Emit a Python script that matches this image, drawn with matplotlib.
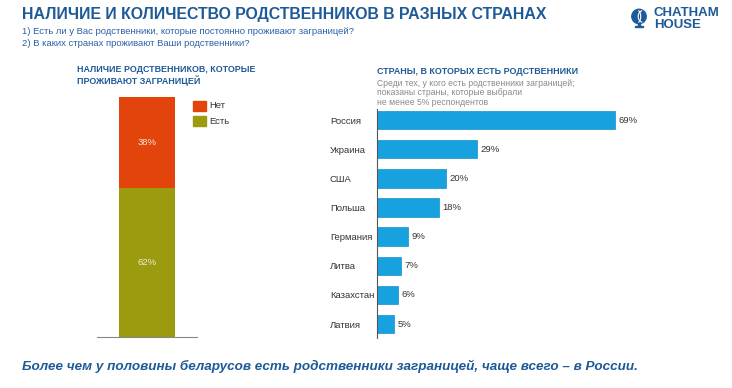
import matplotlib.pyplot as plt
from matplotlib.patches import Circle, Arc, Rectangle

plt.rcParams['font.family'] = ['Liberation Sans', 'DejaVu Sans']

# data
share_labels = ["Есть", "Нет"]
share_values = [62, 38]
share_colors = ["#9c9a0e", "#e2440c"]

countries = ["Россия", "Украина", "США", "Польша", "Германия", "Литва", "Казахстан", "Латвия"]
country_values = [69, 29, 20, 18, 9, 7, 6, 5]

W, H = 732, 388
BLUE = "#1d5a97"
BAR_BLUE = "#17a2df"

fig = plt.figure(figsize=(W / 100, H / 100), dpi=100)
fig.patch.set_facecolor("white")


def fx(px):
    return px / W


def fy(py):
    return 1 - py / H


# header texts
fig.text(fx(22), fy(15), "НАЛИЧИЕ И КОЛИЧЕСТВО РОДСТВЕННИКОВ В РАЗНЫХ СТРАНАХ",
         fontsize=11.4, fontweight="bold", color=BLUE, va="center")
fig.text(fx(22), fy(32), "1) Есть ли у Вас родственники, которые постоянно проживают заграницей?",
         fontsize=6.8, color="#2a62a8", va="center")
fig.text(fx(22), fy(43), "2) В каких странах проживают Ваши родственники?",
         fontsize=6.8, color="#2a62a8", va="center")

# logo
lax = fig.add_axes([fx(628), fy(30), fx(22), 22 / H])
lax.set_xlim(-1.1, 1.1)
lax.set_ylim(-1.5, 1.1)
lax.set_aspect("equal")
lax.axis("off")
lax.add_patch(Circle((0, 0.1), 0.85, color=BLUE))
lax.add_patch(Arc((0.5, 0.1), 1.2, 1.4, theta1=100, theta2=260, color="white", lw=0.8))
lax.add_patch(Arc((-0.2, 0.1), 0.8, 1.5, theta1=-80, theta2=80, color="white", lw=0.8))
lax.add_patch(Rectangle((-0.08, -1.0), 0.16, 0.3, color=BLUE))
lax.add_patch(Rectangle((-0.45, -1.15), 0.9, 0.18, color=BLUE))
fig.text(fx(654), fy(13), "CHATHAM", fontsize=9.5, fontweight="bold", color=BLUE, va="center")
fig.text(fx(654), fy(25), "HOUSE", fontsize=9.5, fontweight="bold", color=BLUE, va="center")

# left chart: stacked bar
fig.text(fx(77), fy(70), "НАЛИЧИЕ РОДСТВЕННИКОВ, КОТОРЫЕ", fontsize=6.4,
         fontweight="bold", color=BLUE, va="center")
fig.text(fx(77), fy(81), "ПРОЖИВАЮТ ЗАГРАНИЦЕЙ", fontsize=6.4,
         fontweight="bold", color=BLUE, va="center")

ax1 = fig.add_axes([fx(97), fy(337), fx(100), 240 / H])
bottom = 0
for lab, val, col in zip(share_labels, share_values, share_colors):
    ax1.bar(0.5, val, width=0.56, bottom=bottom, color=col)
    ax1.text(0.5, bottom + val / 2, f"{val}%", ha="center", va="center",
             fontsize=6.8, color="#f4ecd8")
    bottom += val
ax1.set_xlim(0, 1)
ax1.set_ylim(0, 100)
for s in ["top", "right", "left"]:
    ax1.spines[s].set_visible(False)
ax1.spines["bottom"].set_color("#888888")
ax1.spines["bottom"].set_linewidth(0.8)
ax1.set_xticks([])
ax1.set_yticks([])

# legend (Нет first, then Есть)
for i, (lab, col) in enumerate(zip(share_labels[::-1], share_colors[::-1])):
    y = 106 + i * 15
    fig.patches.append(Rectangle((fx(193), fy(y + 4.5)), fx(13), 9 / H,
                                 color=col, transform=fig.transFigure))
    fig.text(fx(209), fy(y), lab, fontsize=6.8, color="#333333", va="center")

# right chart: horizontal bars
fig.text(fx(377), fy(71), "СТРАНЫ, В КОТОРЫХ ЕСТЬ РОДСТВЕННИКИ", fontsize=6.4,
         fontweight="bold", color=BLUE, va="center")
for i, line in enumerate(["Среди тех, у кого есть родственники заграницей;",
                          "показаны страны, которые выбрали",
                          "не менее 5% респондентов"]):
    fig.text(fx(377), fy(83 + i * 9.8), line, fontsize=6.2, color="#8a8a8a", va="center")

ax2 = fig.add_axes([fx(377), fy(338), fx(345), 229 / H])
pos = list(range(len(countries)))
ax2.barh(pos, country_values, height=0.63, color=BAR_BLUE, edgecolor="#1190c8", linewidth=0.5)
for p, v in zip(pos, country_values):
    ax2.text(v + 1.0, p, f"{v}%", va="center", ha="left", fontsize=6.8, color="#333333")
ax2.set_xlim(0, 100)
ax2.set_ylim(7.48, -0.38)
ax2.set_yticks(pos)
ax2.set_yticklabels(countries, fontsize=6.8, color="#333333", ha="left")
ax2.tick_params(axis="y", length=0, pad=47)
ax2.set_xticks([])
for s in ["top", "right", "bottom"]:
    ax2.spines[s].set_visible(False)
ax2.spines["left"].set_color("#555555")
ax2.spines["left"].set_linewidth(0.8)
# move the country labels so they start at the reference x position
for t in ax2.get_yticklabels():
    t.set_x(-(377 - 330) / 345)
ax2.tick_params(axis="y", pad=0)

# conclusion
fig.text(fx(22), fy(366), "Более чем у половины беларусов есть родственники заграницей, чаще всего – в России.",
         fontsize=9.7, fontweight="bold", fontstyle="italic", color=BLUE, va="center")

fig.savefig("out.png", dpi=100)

# # # # # # #

◆ Description of the task
Print out the lines exactly, skipping any picture.

◆ Solution
Emit a Python script that matches this image, drawn with matplotlib.
import matplotlib.pyplot as plt
from matplotlib.patches import Circle, Arc, Rectangle

plt.rcParams['font.family'] = ['Liberation Sans', 'DejaVu Sans']

# data
share_labels = ["Есть", "Нет"]
share_values = [62, 38]
share_colors = ["#9c9a0e", "#e2440c"]

countries = ["Россия", "Украина", "США", "Польша", "Германия", "Литва", "Казахстан", "Латвия"]
country_values = [69, 29, 20, 18, 9, 7, 6, 5]

W, H = 732, 388
BLUE = "#1d5a97"
BAR_BLUE = "#17a2df"

fig = plt.figure(figsize=(W / 100, H / 100), dpi=100)
fig.patch.set_facecolor("white")


def fx(px):
    return px / W


def fy(py):
    return 1 - py / H


# header texts
fig.text(fx(22), fy(15), "НАЛИЧИЕ И КОЛИЧЕСТВО РОДСТВЕННИКОВ В РАЗНЫХ СТРАНАХ",
         fontsize=11.4, fontweight="bold", color=BLUE, va="center")
fig.text(fx(22), fy(32), "1) Есть ли у Вас родственники, которые постоянно проживают заграницей?",
         fontsize=6.8, color="#2a62a8", va="center")
fig.text(fx(22), fy(43), "2) В каких странах проживают Ваши родственники?",
         fontsize=6.8, color="#2a62a8", va="center")

# logo
lax = fig.add_axes([fx(628), fy(30), fx(22), 22 / H])
lax.set_xlim(-1.1, 1.1)
lax.set_ylim(-1.5, 1.1)
lax.set_aspect("equal")
lax.axis("off")
lax.add_patch(Circle((0, 0.1), 0.85, color=BLUE))
lax.add_patch(Arc((0.5, 0.1), 1.2, 1.4, theta1=100, theta2=260, color="white", lw=0.8))
lax.add_patch(Arc((-0.2, 0.1), 0.8, 1.5, theta1=-80, theta2=80, color="white", lw=0.8))
lax.add_patch(Rectangle((-0.08, -1.0), 0.16, 0.3, color=BLUE))
lax.add_patch(Rectangle((-0.45, -1.15), 0.9, 0.18, color=BLUE))
fig.text(fx(654), fy(13), "CHATHAM", fontsize=9.5, fontweight="bold", color=BLUE, va="center")
fig.text(fx(654), fy(25), "HOUSE", fontsize=9.5, fontweight="bold", color=BLUE, va="center")

# left chart: stacked bar
fig.text(fx(77), fy(70), "НАЛИЧИЕ РОДСТВЕННИКОВ, КОТОРЫЕ", fontsize=6.4,
         fontweight="bold", color=BLUE, va="center")
fig.text(fx(77), fy(81), "ПРОЖИВАЮТ ЗАГРАНИЦЕЙ", fontsize=6.4,
         fontweight="bold", color=BLUE, va="center")

ax1 = fig.add_axes([fx(97), fy(337), fx(100), 240 / H])
bottom = 0
for lab, val, col in zip(share_labels, share_values, share_colors):
    ax1.bar(0.5, val, width=0.56, bottom=bottom, color=col)
    ax1.text(0.5, bottom + val / 2, f"{val}%", ha="center", va="center",
             fontsize=6.8, color="#f4ecd8")
    bottom += val
ax1.set_xlim(0, 1)
ax1.set_ylim(0, 100)
for s in ["top", "right", "left"]:
    ax1.spines[s].set_visible(False)
ax1.spines["bottom"].set_color("#888888")
ax1.spines["bottom"].set_linewidth(0.8)
ax1.set_xticks([])
ax1.set_yticks([])

# legend (Нет first, then Есть)
for i, (lab, col) in enumerate(zip(share_labels[::-1], share_colors[::-1])):
    y = 106 + i * 15
    fig.patches.append(Rectangle((fx(193), fy(y + 4.5)), fx(13), 9 / H,
                                 color=col, transform=fig.transFigure))
    fig.text(fx(209), fy(y), lab, fontsize=6.8, color="#333333", va="center")

# right chart: horizontal bars
fig.text(fx(377), fy(71), "СТРАНЫ, В КОТОРЫХ ЕСТЬ РОДСТВЕННИКИ", fontsize=6.4,
         fontweight="bold", color=BLUE, va="center")
for i, line in enumerate(["Среди тех, у кого есть родственники заграницей;",
                          "показаны страны, которые выбрали",
                          "не менее 5% респондентов"]):
    fig.text(fx(377), fy(83 + i * 9.8), line, fontsize=6.2, color="#8a8a8a", va="center")

ax2 = fig.add_axes([fx(377), fy(338), fx(345), 229 / H])
pos = list(range(len(countries)))
ax2.barh(pos, country_values, height=0.63, color=BAR_BLUE, edgecolor="#1190c8", linewidth=0.5)
for p, v in zip(pos, country_values):
    ax2.text(v + 1.0, p, f"{v}%", va="center", ha="left", fontsize=6.8, color="#333333")
ax2.set_xlim(0, 100)
ax2.set_ylim(7.48, -0.38)
ax2.set_yticks(pos)
ax2.set_yticklabels(countries, fontsize=6.8, color="#333333", ha="left")
ax2.tick_params(axis="y", length=0, pad=47)
ax2.set_xticks([])
for s in ["top", "right", "bottom"]:
    ax2.spines[s].set_visible(False)
ax2.spines["left"].set_color("#555555")
ax2.spines["left"].set_linewidth(0.8)
# move the country labels so they start at the reference x position
for t in ax2.get_yticklabels():
    t.set_x(-(377 - 330) / 345)
ax2.tick_params(axis="y", pad=0)

# conclusion
fig.text(fx(22), fy(366), "Более чем у половины беларусов есть родственники заграницей, чаще всего – в России.",
         fontsize=9.7, fontweight="bold", fontstyle="italic", color=BLUE, va="center")

fig.savefig("out.png", dpi=100)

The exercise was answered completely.